Le devenir des canaux actuels une fois Seine-Nord Europe en service constitue un autre sujet important et il revient à VNF de mener la concertation à laquelle la SCSNE est associée. « Toutes les hypothèses sont sur la table, indique Jérôme Dezobry. Il faut juste prendre en compte qu’il y a des sections qui vont être utilisées pour le futur canal. D’autres vont servir, par exemple dans la Somme, pour restaurer la rivière La Tortille que la création du canal du Nord a fortement dégradé. A l’époque de la construction de ce canal, les impératifs environnementaux étaient différents de ceux d’aujourd’hui. Il y a des sections pour lesquels rien n’est décidé actuellement, la concertation sert à déterminer quelles sont les orientations possibles ».

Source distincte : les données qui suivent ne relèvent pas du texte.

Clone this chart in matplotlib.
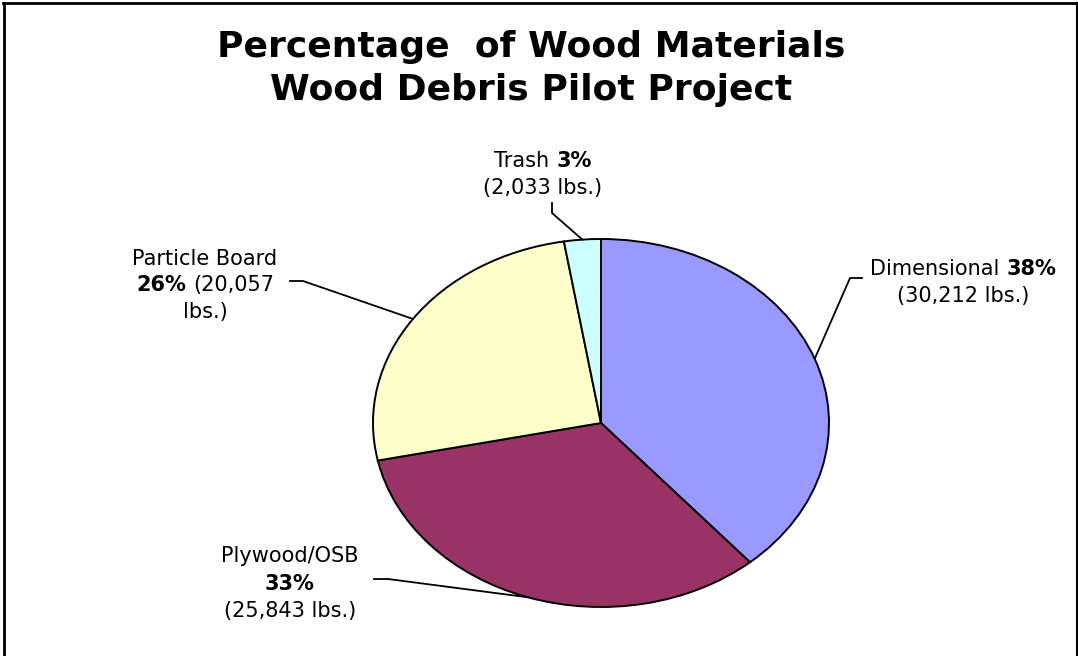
import numpy as np
import matplotlib
matplotlib.use("Agg")
import matplotlib.pyplot as plt
from matplotlib.lines import Line2D

# ---- data ----
categories = ["Dimensional", "Plywood/OSB", "Particle Board", "Trash"]
pounds = [30212, 25843, 20057, 2033]
percent_labels = ["38%", "33%", "26%", "3%"]
colors = ["#9999FF", "#993366", "#FFFFCC", "#CCFFFF"]
title_lines = ["Percentage  of Wood Materials", "Wood Debris Pilot Project"]

W, H = 1078, 656
fig = plt.figure(figsize=(W / 100, H / 100), dpi=100)
fig.patch.set_facecolor("white")

FONT = "DejaVu Sans"
LSIZE = 15

def fx(x):
    return x / W

def fy(y):
    return 1 - y / H

# ---- pie ----
ax = fig.add_axes([fx(373), (H - 607) / H, 456 / W, 368 / H])
wedges, _ = ax.pie(pounds, colors=colors, startangle=90, counterclock=False,
                   wedgeprops=dict(edgecolor="black", linewidth=1.4))
for w in wedges:
    w.set_clip_on(False)
ax.set_xlim(-1, 1)
ax.set_ylim(-1, 1)
ax.set_aspect("auto")
ax.axis("off")

# ---- title ----
fig.text(fx(531), fy(57), title_lines[0], ha="center", va="baseline",
         fontsize=26, fontweight="bold", family=FONT)
fig.text(fx(531), fy(100), title_lines[1], ha="center", va="baseline",
         fontsize=26, fontweight="bold", family=FONT)

renderer = fig.canvas.get_renderer()

def rich_line(xc, yb, parts, size=LSIZE):
    texts = []
    for s, wt in parts:
        t = fig.text(0, 0, s, fontsize=size, fontweight=wt, family=FONT,
                     ha="left", va="baseline")
        texts.append(t)
    widths = [t.get_window_extent(renderer).width for t in texts]
    gap = size * 100 / 72 * 0.32
    total = sum(widths) + gap * (len(texts) - 1)
    cur = xc - total / 2
    for t, wd in zip(texts, widths):
        t.set_position((fx(cur), fy(yb)))
        cur += wd + gap

lbs = ["({:,} lbs.)".format(v) for v in pounds]

# Dimensional
rich_line(963, 275, [(categories[0], "normal"), (percent_labels[0], "bold")])
rich_line(963, 302, [(lbs[0], "normal")])
# Plywood/OSB
rich_line(290, 562, [(categories[1], "normal")])
rich_line(290, 590, [(percent_labels[1], "bold")])
rich_line(290, 617, [(lbs[1], "normal")])
# Particle Board
lbs2_a, lbs2_b = lbs[2].split(" ")
rich_line(205, 265, [(categories[2], "normal")])
rich_line(205, 291, [(percent_labels[2], "bold"), (lbs2_a, "normal")])
rich_line(205, 318, [(lbs2_b, "normal")])
# Trash
rich_line(543, 167, [(categories[3], "normal"), (percent_labels[3], "bold")])
rich_line(543, 194, [(lbs[3], "normal")])

# ---- leader lines ----
stubs = {
    0: [(862, 278), (850, 278)],
    1: [(374, 579), (388, 579)],
    2: [(290, 281), (303, 281)],
    3: [(552, 203), (552, 213)],
}
for i, w in enumerate(wedges):
    mid = np.deg2rad((w.theta1 + w.theta2) / 2)
    px, py = ax.transData.transform((np.cos(mid), np.sin(mid)))
    pts = stubs[i] + [(px, H - py)]
    xs = [fx(p[0]) for p in pts]
    ys = [fy(p[1]) for p in pts]
    fig.add_artist(Line2D(xs, ys, transform=fig.transFigure, color="black",
                          linewidth=1.3))

# ---- border (left, top, right) ----
fig.add_artist(Line2D([fx(4), fx(4)], [0, fy(3)], transform=fig.transFigure,
                      color="black", linewidth=2))
fig.add_artist(Line2D([fx(3), fx(1077)], [fy(3), fy(3)], transform=fig.transFigure,
                      color="black", linewidth=2))
fig.add_artist(Line2D([fx(1077), fx(1077)], [0, fy(3)], transform=fig.transFigure,
                      color="black", linewidth=1.5))

fig.savefig("out.png", dpi=100, facecolor="white")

Le devenir des canaux actuels se pose sur le temps long, la mise en œuvre des décisions ne se fera qu’après l’entrée en service de la nouvelle infrastructure. Il faut toutefois anticiper, notamment pour savoir si une partie des terres déblayées doit être conservées pour d’éventuels remblais des canaux actuels ou pas.

Une étude autour de la « fluvialisation » des flux du chantier du futur canal est conduite par la SCSNE avec un appui financier de VNF. La volonté est de favoriser l’utilisation des deux modes massifiés fluvial et ferroviaire aussi bien pour les déblais que pour les approvisionnements en matériaux. Parmi les premiers travaux préparatoires sur le secteur 1, la réalisation de deux quais fluviaux constitue un élément allant en ce sens.

Pour Jérôme Dezobry : « Les équipes de la société du canal Seine-Nord Europe sont au travail et je tiens à saluer leur mobilisation constante. Cela fait que le projet avance calmement mais sûrement, malgré le contexte sanitaire. Nous relevons tous les défis d’un tel projet d’ampleur qui sont notamment d’ordre techniques ou environnementales. L’instabilité normative pourrait compliquer certains aspects du projet, je veux parler de nouvelles normes administratives en général. Il faut toutefois savoir que la convention de financement a prévu des mécanismes pour tenir compte d’éventuels nouveaux impératifs réglementaires qui pourraient survenir ».

Tout est ainsi mis en œuvre pour qu’à partir de la fin 2028, les bateaux naviguent sur les 107 km du canal Seine-Nord Europe, partie majeure de la liaison Seine-Escaut, et relient le bassin de la Seine aux grandes voies fluviales du Nord de la France et de l’Europe.